THE REQUEST: Beginning with the line that contains "Recreate this image", retype the entries below exactly, ending with the line that contains "361) from top-left". Leave out any pictures.

RECORDS SUPPLIED:
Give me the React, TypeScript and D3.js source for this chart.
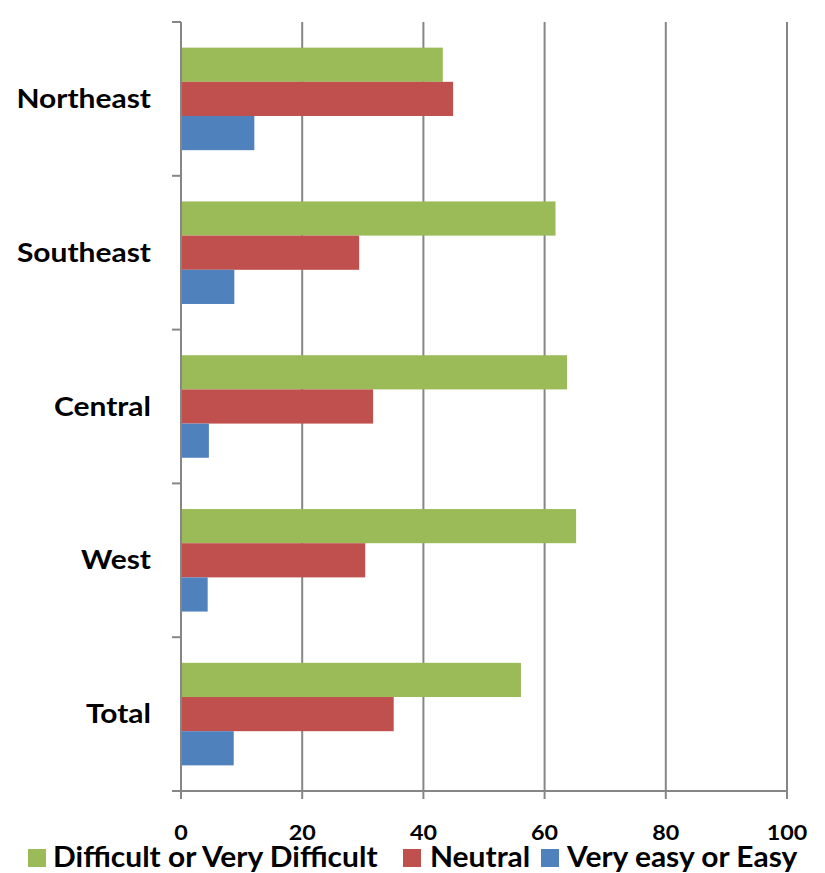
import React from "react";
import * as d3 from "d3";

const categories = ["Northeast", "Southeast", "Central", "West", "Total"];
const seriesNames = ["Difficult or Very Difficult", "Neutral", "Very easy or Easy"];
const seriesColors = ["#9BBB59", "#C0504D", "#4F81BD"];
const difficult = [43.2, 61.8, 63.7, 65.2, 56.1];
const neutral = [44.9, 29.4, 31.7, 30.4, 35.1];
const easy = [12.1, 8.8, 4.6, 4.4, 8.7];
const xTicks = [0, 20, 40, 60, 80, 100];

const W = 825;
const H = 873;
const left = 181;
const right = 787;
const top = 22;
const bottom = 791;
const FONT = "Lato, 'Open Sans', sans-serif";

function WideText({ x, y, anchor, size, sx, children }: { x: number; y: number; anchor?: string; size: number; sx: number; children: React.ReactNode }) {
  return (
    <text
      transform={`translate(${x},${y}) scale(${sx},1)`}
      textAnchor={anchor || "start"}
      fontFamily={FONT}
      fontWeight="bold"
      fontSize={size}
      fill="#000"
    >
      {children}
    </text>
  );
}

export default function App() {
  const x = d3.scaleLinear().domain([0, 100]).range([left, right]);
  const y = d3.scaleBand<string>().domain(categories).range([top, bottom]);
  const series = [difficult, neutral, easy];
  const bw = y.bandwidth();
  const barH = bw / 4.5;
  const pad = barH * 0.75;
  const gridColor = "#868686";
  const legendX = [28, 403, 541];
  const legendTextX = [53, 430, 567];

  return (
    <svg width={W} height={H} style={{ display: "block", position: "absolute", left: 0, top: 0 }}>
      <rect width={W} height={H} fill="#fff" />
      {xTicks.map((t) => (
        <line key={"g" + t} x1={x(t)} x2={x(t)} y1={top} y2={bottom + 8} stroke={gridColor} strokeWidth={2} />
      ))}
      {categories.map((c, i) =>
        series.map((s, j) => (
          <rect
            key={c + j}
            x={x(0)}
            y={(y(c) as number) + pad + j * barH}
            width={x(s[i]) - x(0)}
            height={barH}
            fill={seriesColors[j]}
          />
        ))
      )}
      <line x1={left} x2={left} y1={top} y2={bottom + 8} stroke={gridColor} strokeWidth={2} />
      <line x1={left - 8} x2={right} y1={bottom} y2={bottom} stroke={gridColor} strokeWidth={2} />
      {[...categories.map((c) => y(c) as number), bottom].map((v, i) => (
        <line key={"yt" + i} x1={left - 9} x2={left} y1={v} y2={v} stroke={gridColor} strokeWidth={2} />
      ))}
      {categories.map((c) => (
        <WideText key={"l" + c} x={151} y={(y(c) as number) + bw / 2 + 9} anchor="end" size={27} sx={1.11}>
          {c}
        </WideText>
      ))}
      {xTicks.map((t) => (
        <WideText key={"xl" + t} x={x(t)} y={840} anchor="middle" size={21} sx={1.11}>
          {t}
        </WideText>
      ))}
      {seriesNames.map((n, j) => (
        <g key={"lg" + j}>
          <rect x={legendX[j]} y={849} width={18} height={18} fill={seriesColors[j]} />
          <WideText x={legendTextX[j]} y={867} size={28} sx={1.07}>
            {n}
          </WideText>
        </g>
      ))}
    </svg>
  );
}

--

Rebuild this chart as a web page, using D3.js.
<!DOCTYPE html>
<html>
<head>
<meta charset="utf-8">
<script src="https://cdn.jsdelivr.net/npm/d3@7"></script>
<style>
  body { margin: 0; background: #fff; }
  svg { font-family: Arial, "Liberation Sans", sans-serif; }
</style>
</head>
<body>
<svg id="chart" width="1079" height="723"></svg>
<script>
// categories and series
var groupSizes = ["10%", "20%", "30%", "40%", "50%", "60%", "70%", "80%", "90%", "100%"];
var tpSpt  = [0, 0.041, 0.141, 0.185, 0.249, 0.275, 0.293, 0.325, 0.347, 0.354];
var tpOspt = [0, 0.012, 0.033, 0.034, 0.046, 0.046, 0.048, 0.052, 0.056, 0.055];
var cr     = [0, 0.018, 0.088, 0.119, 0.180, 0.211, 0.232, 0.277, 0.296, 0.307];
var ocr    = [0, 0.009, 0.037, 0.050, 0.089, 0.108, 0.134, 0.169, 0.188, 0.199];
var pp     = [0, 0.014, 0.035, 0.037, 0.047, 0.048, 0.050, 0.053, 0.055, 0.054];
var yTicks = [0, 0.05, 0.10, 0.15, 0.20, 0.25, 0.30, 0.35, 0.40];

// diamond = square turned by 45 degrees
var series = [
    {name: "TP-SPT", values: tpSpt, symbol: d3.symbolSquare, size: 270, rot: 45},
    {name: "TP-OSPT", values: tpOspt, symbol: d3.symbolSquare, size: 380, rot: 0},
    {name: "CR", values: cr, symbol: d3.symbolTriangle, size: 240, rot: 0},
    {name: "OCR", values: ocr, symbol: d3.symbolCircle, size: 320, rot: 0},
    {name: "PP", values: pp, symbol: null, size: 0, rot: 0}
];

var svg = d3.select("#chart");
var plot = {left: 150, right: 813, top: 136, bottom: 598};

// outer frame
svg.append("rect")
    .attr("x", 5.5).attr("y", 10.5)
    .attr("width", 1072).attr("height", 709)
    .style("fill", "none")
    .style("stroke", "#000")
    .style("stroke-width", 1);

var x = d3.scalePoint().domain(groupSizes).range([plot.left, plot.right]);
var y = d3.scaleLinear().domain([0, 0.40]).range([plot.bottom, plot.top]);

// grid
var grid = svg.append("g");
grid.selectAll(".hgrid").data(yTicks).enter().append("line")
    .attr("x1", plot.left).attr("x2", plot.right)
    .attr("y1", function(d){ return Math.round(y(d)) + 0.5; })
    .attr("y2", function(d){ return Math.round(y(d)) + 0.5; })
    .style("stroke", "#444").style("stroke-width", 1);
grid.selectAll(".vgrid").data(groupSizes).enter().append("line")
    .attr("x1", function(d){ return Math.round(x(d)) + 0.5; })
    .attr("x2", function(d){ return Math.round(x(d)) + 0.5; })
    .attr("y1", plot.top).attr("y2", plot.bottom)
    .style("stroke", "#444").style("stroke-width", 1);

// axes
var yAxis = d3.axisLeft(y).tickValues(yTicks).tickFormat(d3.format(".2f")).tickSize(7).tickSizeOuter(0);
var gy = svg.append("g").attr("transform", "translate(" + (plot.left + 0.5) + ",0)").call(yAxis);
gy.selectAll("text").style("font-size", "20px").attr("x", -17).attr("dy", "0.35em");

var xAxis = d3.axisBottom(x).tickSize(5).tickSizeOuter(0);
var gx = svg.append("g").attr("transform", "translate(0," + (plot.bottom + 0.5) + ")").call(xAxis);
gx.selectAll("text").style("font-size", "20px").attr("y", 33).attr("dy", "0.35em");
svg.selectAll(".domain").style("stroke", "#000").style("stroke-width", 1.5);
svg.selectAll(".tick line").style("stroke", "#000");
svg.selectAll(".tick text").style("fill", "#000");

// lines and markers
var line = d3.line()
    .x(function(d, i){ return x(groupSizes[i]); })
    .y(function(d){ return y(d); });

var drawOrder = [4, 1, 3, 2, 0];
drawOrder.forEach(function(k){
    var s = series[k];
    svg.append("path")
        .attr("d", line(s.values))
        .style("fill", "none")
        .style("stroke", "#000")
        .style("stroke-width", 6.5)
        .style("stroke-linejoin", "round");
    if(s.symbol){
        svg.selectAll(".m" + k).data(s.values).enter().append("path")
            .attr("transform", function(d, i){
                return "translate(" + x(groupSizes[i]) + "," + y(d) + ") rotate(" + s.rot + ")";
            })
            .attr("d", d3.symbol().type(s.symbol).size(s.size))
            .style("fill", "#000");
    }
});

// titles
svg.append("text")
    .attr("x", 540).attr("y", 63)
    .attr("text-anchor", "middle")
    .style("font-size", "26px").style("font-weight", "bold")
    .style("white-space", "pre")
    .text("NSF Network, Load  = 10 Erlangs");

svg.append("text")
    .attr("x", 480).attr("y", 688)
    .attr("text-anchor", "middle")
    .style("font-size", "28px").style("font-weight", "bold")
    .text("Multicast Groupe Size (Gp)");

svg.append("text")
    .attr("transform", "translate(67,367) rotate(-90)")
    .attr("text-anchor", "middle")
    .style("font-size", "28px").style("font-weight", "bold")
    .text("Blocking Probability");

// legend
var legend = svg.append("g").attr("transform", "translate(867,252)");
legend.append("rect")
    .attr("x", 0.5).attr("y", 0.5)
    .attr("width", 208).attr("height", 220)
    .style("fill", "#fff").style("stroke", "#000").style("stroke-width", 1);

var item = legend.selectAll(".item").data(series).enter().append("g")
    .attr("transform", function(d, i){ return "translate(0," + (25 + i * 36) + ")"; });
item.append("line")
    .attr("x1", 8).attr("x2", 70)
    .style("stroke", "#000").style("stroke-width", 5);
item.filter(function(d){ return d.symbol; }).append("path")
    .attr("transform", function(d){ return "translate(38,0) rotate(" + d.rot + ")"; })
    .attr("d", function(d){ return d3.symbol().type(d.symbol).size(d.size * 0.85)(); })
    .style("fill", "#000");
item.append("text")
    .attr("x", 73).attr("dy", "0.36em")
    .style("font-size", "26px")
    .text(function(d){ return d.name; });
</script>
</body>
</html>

...

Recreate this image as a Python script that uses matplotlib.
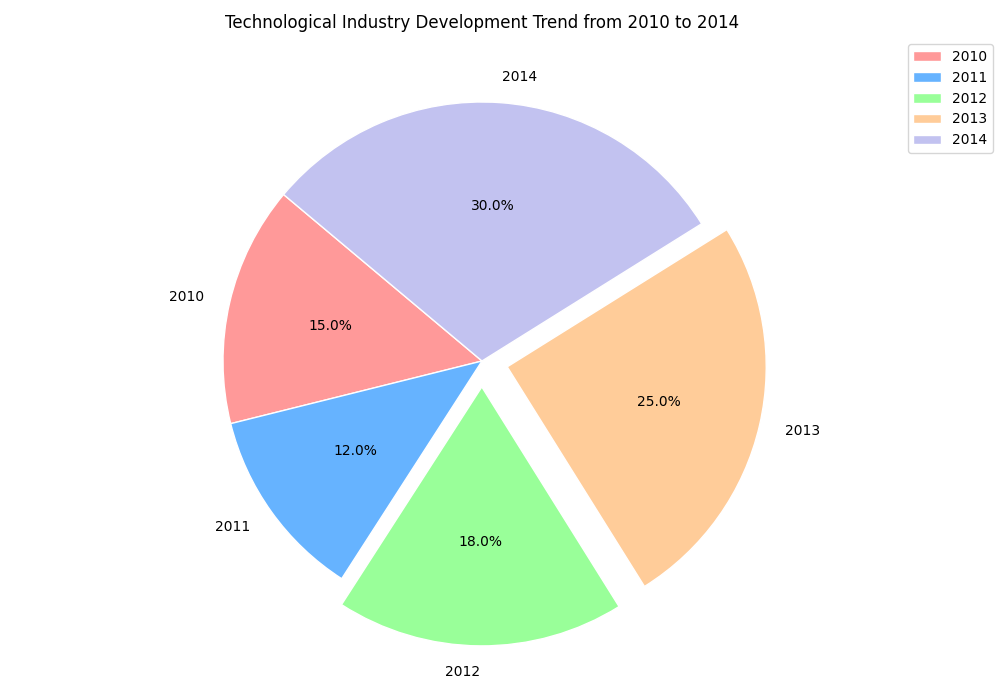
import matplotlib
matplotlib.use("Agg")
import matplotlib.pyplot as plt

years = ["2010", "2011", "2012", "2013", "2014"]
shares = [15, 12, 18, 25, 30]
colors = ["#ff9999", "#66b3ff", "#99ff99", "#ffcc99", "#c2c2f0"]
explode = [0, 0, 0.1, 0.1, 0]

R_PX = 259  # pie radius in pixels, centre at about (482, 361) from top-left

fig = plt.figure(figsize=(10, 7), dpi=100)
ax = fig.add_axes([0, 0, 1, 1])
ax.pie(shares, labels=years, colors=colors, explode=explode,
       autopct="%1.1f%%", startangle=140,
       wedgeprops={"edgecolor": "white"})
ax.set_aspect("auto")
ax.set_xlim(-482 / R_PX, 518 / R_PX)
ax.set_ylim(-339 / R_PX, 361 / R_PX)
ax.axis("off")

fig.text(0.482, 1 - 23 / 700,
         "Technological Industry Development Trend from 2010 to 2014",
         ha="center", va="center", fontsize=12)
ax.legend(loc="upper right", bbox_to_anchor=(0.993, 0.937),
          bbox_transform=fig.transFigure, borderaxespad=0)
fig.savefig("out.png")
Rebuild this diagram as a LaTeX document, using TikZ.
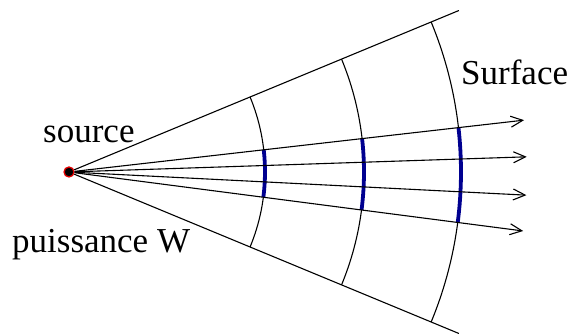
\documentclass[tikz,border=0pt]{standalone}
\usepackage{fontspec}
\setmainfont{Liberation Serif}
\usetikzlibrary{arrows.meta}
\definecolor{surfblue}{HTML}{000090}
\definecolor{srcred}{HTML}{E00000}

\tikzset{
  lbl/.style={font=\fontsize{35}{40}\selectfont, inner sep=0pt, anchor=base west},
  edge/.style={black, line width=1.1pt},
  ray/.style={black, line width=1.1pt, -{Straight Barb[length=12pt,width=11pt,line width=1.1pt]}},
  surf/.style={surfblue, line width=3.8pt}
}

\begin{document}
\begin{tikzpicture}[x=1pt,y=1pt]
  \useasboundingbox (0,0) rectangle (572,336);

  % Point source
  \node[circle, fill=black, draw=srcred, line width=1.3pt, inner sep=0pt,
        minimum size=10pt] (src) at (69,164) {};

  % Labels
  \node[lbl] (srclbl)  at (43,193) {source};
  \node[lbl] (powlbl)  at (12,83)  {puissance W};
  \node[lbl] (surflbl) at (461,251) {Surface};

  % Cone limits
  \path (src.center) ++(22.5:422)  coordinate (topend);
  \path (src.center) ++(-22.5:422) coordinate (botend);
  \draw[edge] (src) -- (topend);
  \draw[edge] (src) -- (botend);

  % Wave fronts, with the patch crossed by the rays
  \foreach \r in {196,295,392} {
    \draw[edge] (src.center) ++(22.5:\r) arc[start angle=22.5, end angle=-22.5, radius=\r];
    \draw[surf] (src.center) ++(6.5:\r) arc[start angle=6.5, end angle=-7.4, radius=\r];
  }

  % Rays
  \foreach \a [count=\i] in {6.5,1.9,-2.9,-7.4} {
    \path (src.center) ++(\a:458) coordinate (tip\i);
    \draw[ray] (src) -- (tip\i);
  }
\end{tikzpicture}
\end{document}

FINAL RESULT:
Recreate this image as a Python script that uses matplotlib.
import matplotlib
matplotlib.use("Agg")
import matplotlib.pyplot as plt

years = ["2010", "2011", "2012", "2013", "2014"]
shares = [15, 12, 18, 25, 30]
colors = ["#ff9999", "#66b3ff", "#99ff99", "#ffcc99", "#c2c2f0"]
explode = [0, 0, 0.1, 0.1, 0]

R_PX = 259  # pie radius in pixels, centre at about (482, 361) from top-left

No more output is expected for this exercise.